Domingo German, who was placed on the IL Sunday with a left hip flexor strain, will receive a cortisone shot on Tuesday, but the Yankees are hopeful he will miss minimal time.

“The imaging looked pretty good. He’s getting a cortisone shot tomorrow. Hopefully that does the trick,” Boone said. “ Probably won’t go on the trip with us. If that goes well, he should be able to hopefully continue throwing. Then we’ll see where we’re at.”

Cashman said that with an impending innings limit on German, this time off could be something of a silver lining.


Cashman told Mike Francesa that Luis Severino, who has been shut down since early March first with a rotator cuff issue and now with a strained lat, has advanced in his flat-ground throwing program. Severino threw at 90 feet on Monday.

“He’s feeling really good. I think he’s feels he is being held back," Cashman said. "All good, but we have to stay disciplined and stay with the program. So after the All-Star break we think we can plug him back in.”

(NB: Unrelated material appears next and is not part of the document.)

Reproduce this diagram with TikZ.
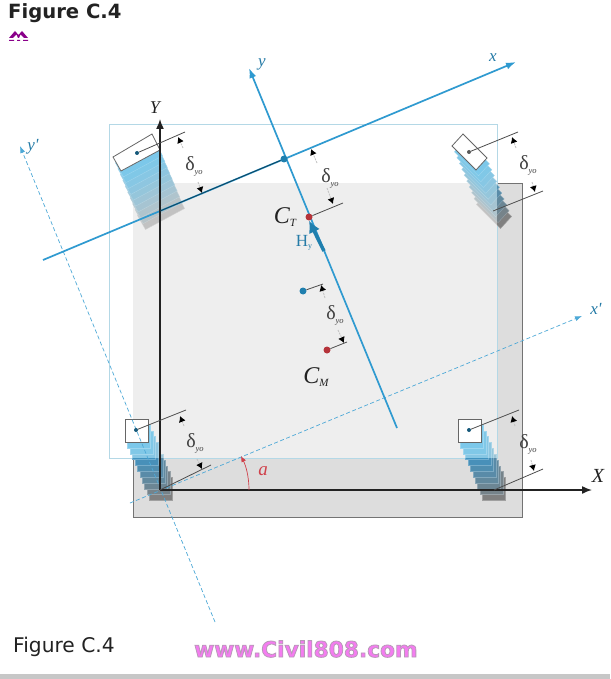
\documentclass[tikz,border=0pt]{standalone}
\usepackage{fontspec}
\setmainfont{Liberation Serif}
\newfontfamily\uifont{DejaVu Sans}
\usetikzlibrary{arrows.meta,calc}
\definecolor{axisblue}{HTML}{2F9AD0}
\definecolor{framebl}{HTML}{B4D8E6}
\definecolor{outergray}{HTML}{DDDDDD}
\definecolor{innergray}{HTML}{EEEEEE}
\definecolor{layerA}{HTML}{7CC8EA}
\definecolor{layerB}{HTML}{C2C2C2}
\definecolor{layerC}{HTML}{3596CC}
\definecolor{layerD}{HTML}{808080}
\definecolor{dimgray}{HTML}{C4C4C4}
\definecolor{redpt}{HTML}{B5333A}
\definecolor{bluept}{HTML}{1F7FAE}
\definecolor{anglered}{HTML}{D0404A}
\definecolor{ink}{HTML}{222222}
\definecolor{pinktxt}{HTML}{F47CF0}
\newcommand{\slabstack}[6]{%
  \foreach \i in {10,...,1}{%
    \pgfmathsetmacro{\p}{100*((\i-1)/9)^1.25}%
    \colorlet{layercur}{#6!\p!#5}%
    \filldraw[fill=layercur,draw=layercur!75!white,line width=.4pt,shift={({\i*2.45},{\i*5.85})}]
      (#1) -- (#2) -- (#3) -- (#4) -- cycle;
  }%
}
\newcommand{\dyo}{\fontsize{20}{20}\selectfont δ\raisebox{-4pt}{\fontsize{8.5}{8.5}\selectfont\itshape yo}}
\tikzset{
  outerplate/.style={fill=outergray,draw=black!55,line width=.8pt},
  innerplate/.style={fill=innergray},
  framerect/.style={draw=framebl,line width=.9pt},
  whiteslab/.style={fill=white,draw=black!60,line width=.8pt},
  mainaxis/.style={draw=ink,line width=1.5pt,-{Latex[length=10pt,width=8pt]}},
  blueaxis/.style={draw=axisblue,line width=1.7pt,-{Latex[length=10pt,width=7pt]}},
  dashaxis/.style={draw=axisblue!85,line width=.7pt,dash pattern=on 4pt off 2.5pt,-{Latex[length=7pt,width=5pt]}},
  leader/.style={draw=black!70,line width=.8pt},
  dimtip/.style={draw=dimgray,line width=.9pt,dash pattern=on 2pt off 1pt,-{Latex[length=6pt,width=7pt,black]}},
  pt/.style={circle,inner sep=0pt,minimum size=#1},
  lab/.style={inner sep=0pt,text=ink},
  dimlab/.style={inner sep=0pt,text=black!75},
}
\begin{document}
\begin{tikzpicture}[x=1pt,y=-1pt]
\useasboundingbox (0,0) rectangle (610,679);
\fill[white] (0,0) rectangle (610,679);
\fill[black!22] (0,674) rectangle (610,679);
% plates
\path[outerplate] (133,183) rectangle (522,517);
\path[innerplate] (133,183) rectangle (497,458);
\draw[framerect] (109,124) rectangle (497,458);
% slab stacks
\slabstack{121,171}{160,150}{152,134}{113,157}{layerA}{layerB}
\draw[whiteslab] (113,157) -- (152,134) -- (160,150) -- (121,171) -- cycle;
\slabstack{452,146}{463,134}{487,158}{476,170}{layerA}{layerB}
\begin{scope}
  \clip (497,124) rectangle (530,240);
  \slabstack{452,146}{463,134}{487,158}{476,170}{layerC}{layerD}
\end{scope}
\draw[whiteslab] (452,146) -- (463,134) -- (487,158) -- (476,170) -- cycle;
\slabstack{125,419}{148,419}{148,442}{125,442}{layerA}{layerB}
\begin{scope}
  \clip (120,458) rectangle (180,510);
  \slabstack{125,419}{148,419}{148,442}{125,442}{layerC}{layerD}
\end{scope}
\draw[whiteslab] (125,419) rectangle (148,442);
\slabstack{458,419}{481,419}{481,442}{458,442}{layerA}{layerB}
\begin{scope}
  \clip (450,458) rectangle (515,510);
  \slabstack{458,419}{481,419}{481,442}{458,442}{layerC}{layerD}
\end{scope}
\draw[whiteslab] (458,419) rectangle (481,442);
% named points
\coordinate (O) at (160,490);
\coordinate (Yend) at (160,119);
\coordinate (Xend) at (592,490);
\coordinate (xs) at (43,260);
\coordinate (xe) at (516,62);
\coordinate (ys) at (397,428);
\coordinate (ye) at (249,68);
\coordinate (dys) at (215,622);
\coordinate (dye) at (20,146);
\coordinate (dxs) at (130,503);
\coordinate (dxe) at (582,316);
\coordinate (tlBase) at (160,211);
\coordinate (brBase) at (494,490);
\coordinate (trBase) at (493,211);
% axes
\draw[dashaxis] (dys) -- (dye);
\draw[dashaxis] (dxs) -- (dxe);
\draw[blueaxis] (xs) -- (xe);
\draw[blueaxis] (ys) -- (ye);
\draw[mainaxis] (O) -- (Xend);
\draw[mainaxis] (O) -- (Yend);
% leader endpoints
\node[pt=4pt,fill=bluept!70!black] (tlDot) at (137,153) {};
\node[pt=4pt,fill=black!65] (trDot) at (469,152) {};
\node[pt=4pt,fill=bluept!70!black] (blDot) at (136,430) {};
\node[pt=4pt,fill=bluept!70!black] (brDot) at (469,430) {};
\node[pt=7pt,fill=bluept] (cDot) at (284,159) {};
\node[pt=7pt,fill=redpt] (ct) at (309,217) {};
\node[pt=7pt,fill=bluept] (cs) at (303,291) {};
\node[pt=7pt,fill=redpt] (cm) at (327,350) {};
\coordinate (tlEnd) at (185,132);
\coordinate (trEnd) at (518,132);
\coordinate (trEnd2) at (543,191);
\coordinate (blEnd) at (186,410);
\coordinate (blEnd2) at (211,465);
\coordinate (brEnd) at (519,410);
\coordinate (brEnd2) at (543,469);
\coordinate (ctEnd) at (343,203);
\coordinate (csEnd) at (323,284);
\coordinate (cmEnd) at (347,342);
\draw[leader] (tlDot) -- (tlEnd);
\draw[leader] (trDot) -- (trEnd);
\draw[leader] (trBase) -- (trEnd2);
\draw[leader] (blDot) -- (blEnd);
\draw[leader] (O) -- (blEnd2);
\draw[leader] (brDot) -- (brEnd);
\draw[leader] (brBase) -- (brEnd2);
\draw[leader] (ct) -- (ctEnd);
\draw[leader] (cs) -- (csEnd);
\draw[leader] (cm) -- (cmEnd);
\draw[draw=bluept!55!black,line width=.9pt] (tlBase) -- (cDot);
% dimension ticks
\foreach \a/\b in {183/148,198/182,516/148,532/182,184/426,197/459,515/426,531/460,317/163,327/188,325/298,338/330}{\coordinate (d\a) at (\a,\b);}
\coordinate (t1) at (178,137); \coordinate (t2) at (202,193);
\coordinate (t3) at (512,137); \coordinate (t4) at (535,192);
\coordinate (t5) at (180,416); \coordinate (t6) at (202,469);
\coordinate (t7) at (512,416); \coordinate (t8) at (534,471);
\coordinate (t9) at (311,149); \coordinate (t10) at (333,204);
\coordinate (t11) at (321,285); \coordinate (t12) at (344,343);
\draw[dimtip] (d183) -- (t1);
\draw[dimtip] (d198) -- (t2);
\draw[dimtip] (d516) -- (t3);
\draw[dimtip] (d532) -- (t4);
\draw[dimtip] (d184) -- (t5);
\draw[dimtip] (d197) -- (t6);
\draw[dimtip] (d515) -- (t7);
\draw[dimtip] (d531) -- (t8);
\draw[dimtip] (d317) -- (t9);
\draw[dimtip] (d327) -- (t10);
\draw[dimtip] (d325) -- (t11);
\draw[dimtip] (d338) -- (t12);
% thrust arrow
\coordinate (hyTail) at (324,251);
\draw[draw=bluept,line width=3.5pt,-{Latex[length=12pt,width=12pt]}] (hyTail) -- (ct.south);
% angle
\coordinate (angS) at (249,490);
\coordinate (angE) at (241,456);
\draw[anglered,line width=.7pt,-{Latex[length=6pt,width=5pt]}] (angS) .. controls (249,477) and (246,466) .. (angE);
% labels
\node[dimlab] (d1) at (194,166) {\dyo};
\node[dimlab] (d2) at (528,165) {\dyo};
\node[dimlab] (d3) at (195,443) {\dyo};
\node[dimlab] (d4) at (528,444) {\dyo};
\node[dimlab] (d5) at (330,178) {\dyo};
\node[dimlab] (d6) at (335,315) {\dyo};
\node[lab,font=\fontsize{18}{18}\selectfont\itshape] (lY) at (155,108) {Y};
\node[lab,font=\fontsize{20}{20}\selectfont\itshape] (lX) at (598,476) {X};
\node[lab,text=axisblue!80!black,font=\fontsize{17}{17}\selectfont\itshape] (lx) at (493,58) {x};
\node[lab,text=axisblue!80!black,font=\fontsize{17}{17}\selectfont\itshape] (ly) at (262,64) {y};
\node[lab,text=axisblue!80!black,font=\fontsize{17}{17}\selectfont\itshape] (lyp) at (33,147) {y\textquotesingle};
\node[lab,text=axisblue!80!black,font=\fontsize{17}{17}\selectfont\itshape] (lxp) at (596,309) {x\textquotesingle};
\node[lab,text=anglered,font=\fontsize{19}{19}\selectfont\itshape] (la) at (263,471) {a};
\node[lab,font=\fontsize{24}{24}\selectfont\itshape] (lct) at (285,217) {C\raisebox{-3pt}{\fontsize{11}{11}\selectfont T}};
\node[lab,font=\fontsize{24}{24}\selectfont\itshape] (lcm) at (316,377) {C\raisebox{-3pt}{\fontsize{11}{11}\selectfont M}};
\node[lab,text=axisblue!80!black,font=\fontsize{17}{17}\selectfont] (lhy) at (304,243) {H\raisebox{-2pt}{\fontsize{8}{8}\selectfont y}};
% page text
\node[anchor=west,inner sep=0pt,text=ink,font=\uifont\bfseries\fontsize{19.6}{19.6}\selectfont] (title) at (8,13) {Figure C.4};
\node[anchor=west,inner sep=0pt,text=ink,font=\uifont\fontsize{20.2}{20.2}\selectfont] (cap) at (13,647) {Figure C.4};
\node[anchor=west,inner sep=0pt,text=pinktxt,font=\uifont\bfseries\fontsize{21.7}{21.7}\selectfont] (wm) at (194,649) {\special{pdf:code 2 Tr 0.8 w 0.72 0.6 0.72 RG}www.Civil808.com\special{pdf:code 0 Tr}};
% icon
\fill[violet!80!magenta!90!black] (9,38) -- (15,31) -- (18.5,35) -- (22,31) -- (28,38) -- (24,38) -- (20.5,34.5) -- (19,38) -- (18,38) -- (16.5,34.5) -- (13,38) -- cycle;
\fill[violet!80!magenta!90!black] (9,40) rectangle (14,41) (17,40) rectangle (20,41) (23,40) rectangle (28,41);
\end{tikzpicture}
\end{document}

Giancarlo Stanton, who has been on the IL since April 1 with a left biceps, left shoulder and now left calf strain, is scheduled to begin a minor league rehab assignment Tuesday with Tampa. The outfielder is scheduled to DH for nine innings on Tuesday and play seven innings in right field on Wednesday. He will join Scranton for a weekend series and then depending on how he reacts — and the weather — could be back the following week.

“He could be back as early as the Tampa series or Houston series, but we’ll see,” Cashman said.


While Cashman said he has been pleased with Clint Frazier’s play, he was not pleased with his ditching the media after his three mistakes cost the Yankees a chance to sweep the Red Sox last week. The GM said he also wasn’t impressed with how he aired his grievances the next time he did talk to the media.

“I think I’ve handled myself for the most part in the press very well, but I have had my bad days. You recognize that. It’s not an easy situation. I didn’t like how he responded to the follow-up questions. When he had a chance to do a do-over, I didn’t think he did what he should have,” Cashman said. “It’s all part of that growing process and learning process. At the end of the day, it’s his career and he’s producing. He’s an extremely talented kid ... the media is your vehicle to communicate that way and you’ve got to be there for the good times and the bad.”

Cashman compared Frazier’s behavior to that of Didi Gregorius after his error in the ninth inning on Sunday allowed the tying run to score.

“I know Didi was at his locker Sunday after he kicked the ball that cost us and forced us to go into extra innings. We won the game, but Didi was there to answer the questions. He didn’t shy away from it. That’s a veteran, he’s been around a long time. Things like that, Clint is noticing, seeing, hopefully learning and growing from,” Cashman said. “Regardless of that, if you decide to go the other way and fight back and push through and create turbulence, at the end of the day your performance is going to speak for itself.

“The one thing that has been really exciting is how he has played since that. He’s really swung the bat well. He went into Cleveland and did really well. He backed it up since that time. That’s an encouraging sign for someone that’s showing some mental fortitude and toughness even though at times, maybe not the right decision making,” Cashman continued. "The biggest thing is the growth after the fact that comes with that. He’s young, so we just have to play it out.”